┌──

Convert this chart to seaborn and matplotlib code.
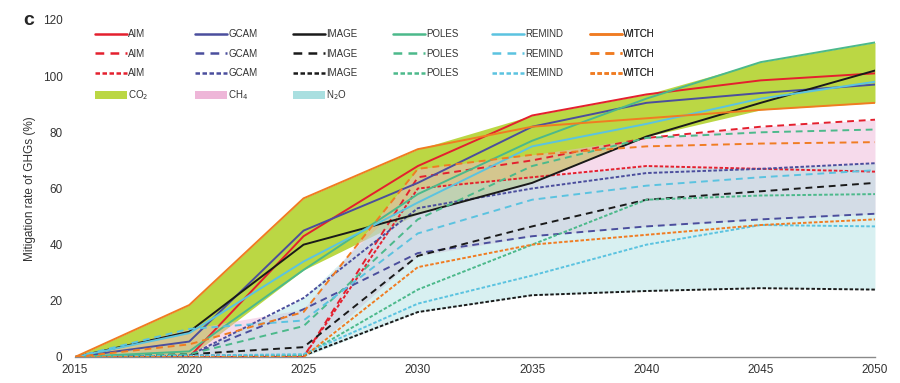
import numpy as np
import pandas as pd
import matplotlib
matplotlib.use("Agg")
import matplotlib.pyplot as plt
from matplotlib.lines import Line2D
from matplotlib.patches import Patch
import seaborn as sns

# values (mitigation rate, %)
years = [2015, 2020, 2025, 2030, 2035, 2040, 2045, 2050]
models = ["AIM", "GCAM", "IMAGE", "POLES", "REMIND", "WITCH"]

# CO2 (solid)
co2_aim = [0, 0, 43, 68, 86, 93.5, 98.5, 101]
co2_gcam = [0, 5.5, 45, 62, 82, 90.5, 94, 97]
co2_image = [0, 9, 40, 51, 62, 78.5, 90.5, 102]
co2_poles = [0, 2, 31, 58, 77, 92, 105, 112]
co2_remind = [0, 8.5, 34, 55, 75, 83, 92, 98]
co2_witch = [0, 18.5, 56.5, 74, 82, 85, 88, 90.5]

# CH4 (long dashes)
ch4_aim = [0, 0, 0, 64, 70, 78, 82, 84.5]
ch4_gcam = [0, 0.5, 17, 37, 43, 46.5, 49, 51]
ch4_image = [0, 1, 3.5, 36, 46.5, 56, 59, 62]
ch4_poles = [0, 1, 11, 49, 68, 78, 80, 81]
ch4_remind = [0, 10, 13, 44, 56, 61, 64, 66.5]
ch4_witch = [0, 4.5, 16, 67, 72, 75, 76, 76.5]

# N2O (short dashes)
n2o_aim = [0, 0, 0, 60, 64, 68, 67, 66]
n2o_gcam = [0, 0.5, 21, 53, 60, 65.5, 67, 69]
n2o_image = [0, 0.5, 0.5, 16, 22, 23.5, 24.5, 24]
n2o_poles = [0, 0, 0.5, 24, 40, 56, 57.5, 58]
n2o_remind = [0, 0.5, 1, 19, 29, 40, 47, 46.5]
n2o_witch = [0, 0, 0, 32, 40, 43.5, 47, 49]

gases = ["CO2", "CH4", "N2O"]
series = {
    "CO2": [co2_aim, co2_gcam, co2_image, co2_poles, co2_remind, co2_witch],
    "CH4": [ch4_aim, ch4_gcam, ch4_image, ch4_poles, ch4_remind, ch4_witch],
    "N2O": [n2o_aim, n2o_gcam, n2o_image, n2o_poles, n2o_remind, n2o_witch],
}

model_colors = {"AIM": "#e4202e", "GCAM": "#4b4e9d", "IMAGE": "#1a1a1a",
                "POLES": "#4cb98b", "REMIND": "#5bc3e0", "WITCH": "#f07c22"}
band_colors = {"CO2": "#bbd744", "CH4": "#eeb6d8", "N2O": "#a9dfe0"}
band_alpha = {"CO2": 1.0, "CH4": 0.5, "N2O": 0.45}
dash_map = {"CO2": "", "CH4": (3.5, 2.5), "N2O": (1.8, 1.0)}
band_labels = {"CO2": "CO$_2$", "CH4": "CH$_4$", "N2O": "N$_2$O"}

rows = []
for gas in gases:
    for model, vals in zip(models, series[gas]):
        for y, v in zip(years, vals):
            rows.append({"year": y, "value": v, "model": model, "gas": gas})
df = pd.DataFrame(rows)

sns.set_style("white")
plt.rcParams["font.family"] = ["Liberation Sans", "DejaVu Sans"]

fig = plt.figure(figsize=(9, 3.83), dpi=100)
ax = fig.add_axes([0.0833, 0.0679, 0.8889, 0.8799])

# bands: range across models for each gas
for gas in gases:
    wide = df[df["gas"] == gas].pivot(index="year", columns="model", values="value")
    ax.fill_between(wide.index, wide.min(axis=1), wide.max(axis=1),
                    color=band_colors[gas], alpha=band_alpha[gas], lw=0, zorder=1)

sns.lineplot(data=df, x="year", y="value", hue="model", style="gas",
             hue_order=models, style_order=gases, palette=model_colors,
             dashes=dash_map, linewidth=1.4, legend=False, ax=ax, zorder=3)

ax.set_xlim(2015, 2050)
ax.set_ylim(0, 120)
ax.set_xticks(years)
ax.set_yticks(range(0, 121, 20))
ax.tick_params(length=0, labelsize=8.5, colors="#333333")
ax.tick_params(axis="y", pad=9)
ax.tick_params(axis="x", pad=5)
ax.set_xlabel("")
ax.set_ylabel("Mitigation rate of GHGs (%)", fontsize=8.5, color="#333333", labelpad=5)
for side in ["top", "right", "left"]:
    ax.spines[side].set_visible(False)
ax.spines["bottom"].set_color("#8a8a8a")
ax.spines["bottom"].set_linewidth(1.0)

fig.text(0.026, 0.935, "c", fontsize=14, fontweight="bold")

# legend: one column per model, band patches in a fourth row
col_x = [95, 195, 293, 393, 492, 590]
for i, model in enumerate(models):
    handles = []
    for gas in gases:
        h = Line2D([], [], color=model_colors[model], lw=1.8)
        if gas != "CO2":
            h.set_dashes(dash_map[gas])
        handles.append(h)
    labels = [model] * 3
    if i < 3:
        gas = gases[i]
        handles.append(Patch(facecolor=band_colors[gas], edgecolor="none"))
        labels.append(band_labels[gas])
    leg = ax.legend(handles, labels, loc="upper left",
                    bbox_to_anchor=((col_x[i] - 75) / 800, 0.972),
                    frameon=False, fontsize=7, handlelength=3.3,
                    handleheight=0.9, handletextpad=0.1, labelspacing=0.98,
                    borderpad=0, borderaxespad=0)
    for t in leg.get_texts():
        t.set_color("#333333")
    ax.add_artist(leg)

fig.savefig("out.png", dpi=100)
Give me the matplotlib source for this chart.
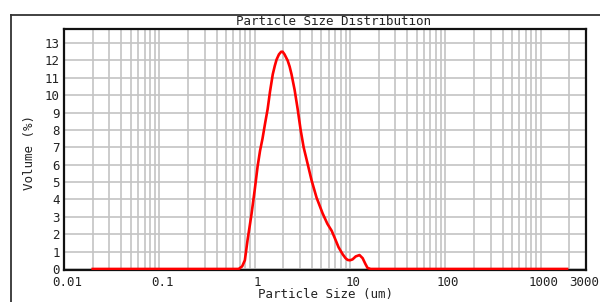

└──

**Stated task**:
Extract the full listing above verbatim; pictures are to be left out of the copy.

**Finished exercise**:
Convert this chart to seaborn and matplotlib code.
import numpy as np
import pandas as pd
import matplotlib
matplotlib.use("Agg")
import matplotlib.pyplot as plt
from matplotlib.lines import Line2D
from matplotlib.patches import Patch
import seaborn as sns

# values (mitigation rate, %)
years = [2015, 2020, 2025, 2030, 2035, 2040, 2045, 2050]
models = ["AIM", "GCAM", "IMAGE", "POLES", "REMIND", "WITCH"]

# CO2 (solid)
co2_aim = [0, 0, 43, 68, 86, 93.5, 98.5, 101]
co2_gcam = [0, 5.5, 45, 62, 82, 90.5, 94, 97]
co2_image = [0, 9, 40, 51, 62, 78.5, 90.5, 102]
co2_poles = [0, 2, 31, 58, 77, 92, 105, 112]
co2_remind = [0, 8.5, 34, 55, 75, 83, 92, 98]
co2_witch = [0, 18.5, 56.5, 74, 82, 85, 88, 90.5]

# CH4 (long dashes)
ch4_aim = [0, 0, 0, 64, 70, 78, 82, 84.5]
ch4_gcam = [0, 0.5, 17, 37, 43, 46.5, 49, 51]
ch4_image = [0, 1, 3.5, 36, 46.5, 56, 59, 62]
ch4_poles = [0, 1, 11, 49, 68, 78, 80, 81]
ch4_remind = [0, 10, 13, 44, 56, 61, 64, 66.5]
ch4_witch = [0, 4.5, 16, 67, 72, 75, 76, 76.5]

# N2O (short dashes)
n2o_aim = [0, 0, 0, 60, 64, 68, 67, 66]
n2o_gcam = [0, 0.5, 21, 53, 60, 65.5, 67, 69]
n2o_image = [0, 0.5, 0.5, 16, 22, 23.5, 24.5, 24]
n2o_poles = [0, 0, 0.5, 24, 40, 56, 57.5, 58]
n2o_remind = [0, 0.5, 1, 19, 29, 40, 47, 46.5]
n2o_witch = [0, 0, 0, 32, 40, 43.5, 47, 49]

gases = ["CO2", "CH4", "N2O"]
series = {
    "CO2": [co2_aim, co2_gcam, co2_image, co2_poles, co2_remind, co2_witch],
    "CH4": [ch4_aim, ch4_gcam, ch4_image, ch4_poles, ch4_remind, ch4_witch],
    "N2O": [n2o_aim, n2o_gcam, n2o_image, n2o_poles, n2o_remind, n2o_witch],
}

model_colors = {"AIM": "#e4202e", "GCAM": "#4b4e9d", "IMAGE": "#1a1a1a",
                "POLES": "#4cb98b", "REMIND": "#5bc3e0", "WITCH": "#f07c22"}
band_colors = {"CO2": "#bbd744", "CH4": "#eeb6d8", "N2O": "#a9dfe0"}
band_alpha = {"CO2": 1.0, "CH4": 0.5, "N2O": 0.45}
dash_map = {"CO2": "", "CH4": (3.5, 2.5), "N2O": (1.8, 1.0)}
band_labels = {"CO2": "CO$_2$", "CH4": "CH$_4$", "N2O": "N$_2$O"}

rows = []
for gas in gases:
    for model, vals in zip(models, series[gas]):
        for y, v in zip(years, vals):
            rows.append({"year": y, "value": v, "model": model, "gas": gas})
df = pd.DataFrame(rows)

sns.set_style("white")
plt.rcParams["font.family"] = ["Liberation Sans", "DejaVu Sans"]

fig = plt.figure(figsize=(9, 3.83), dpi=100)
ax = fig.add_axes([0.0833, 0.0679, 0.8889, 0.8799])

# bands: range across models for each gas
for gas in gases:
    wide = df[df["gas"] == gas].pivot(index="year", columns="model", values="value")
    ax.fill_between(wide.index, wide.min(axis=1), wide.max(axis=1),
                    color=band_colors[gas], alpha=band_alpha[gas], lw=0, zorder=1)

sns.lineplot(data=df, x="year", y="value", hue="model", style="gas",
             hue_order=models, style_order=gases, palette=model_colors,
             dashes=dash_map, linewidth=1.4, legend=False, ax=ax, zorder=3)

ax.set_xlim(2015, 2050)
ax.set_ylim(0, 120)
ax.set_xticks(years)
ax.set_yticks(range(0, 121, 20))
ax.tick_params(length=0, labelsize=8.5, colors="#333333")
ax.tick_params(axis="y", pad=9)
ax.tick_params(axis="x", pad=5)
ax.set_xlabel("")
ax.set_ylabel("Mitigation rate of GHGs (%)", fontsize=8.5, color="#333333", labelpad=5)
for side in ["top", "right", "left"]:
    ax.spines[side].set_visible(False)
ax.spines["bottom"].set_color("#8a8a8a")
ax.spines["bottom"].set_linewidth(1.0)

fig.text(0.026, 0.935, "c", fontsize=14, fontweight="bold")

# legend: one column per model, band patches in a fourth row
col_x = [95, 195, 293, 393, 492, 590]
for i, model in enumerate(models):
    handles = []
    for gas in gases:
        h = Line2D([], [], color=model_colors[model], lw=1.8)
        if gas != "CO2":
            h.set_dashes(dash_map[gas])
        handles.append(h)
    labels = [model] * 3
    if i < 3:
        gas = gases[i]
        handles.append(Patch(facecolor=band_colors[gas], edgecolor="none"))
        labels.append(band_labels[gas])
    leg = ax.legend(handles, labels, loc="upper left",
                    bbox_to_anchor=((col_x[i] - 75) / 800, 0.972),
                    frameon=False, fontsize=7, handlelength=3.3,
                    handleheight=0.9, handletextpad=0.1, labelspacing=0.98,
                    borderpad=0, borderaxespad=0)
    for t in leg.get_texts():
        t.set_color("#333333")
    ax.add_artist(leg)

fig.savefig("out.png", dpi=100)
Give me the matplotlib source for this chart.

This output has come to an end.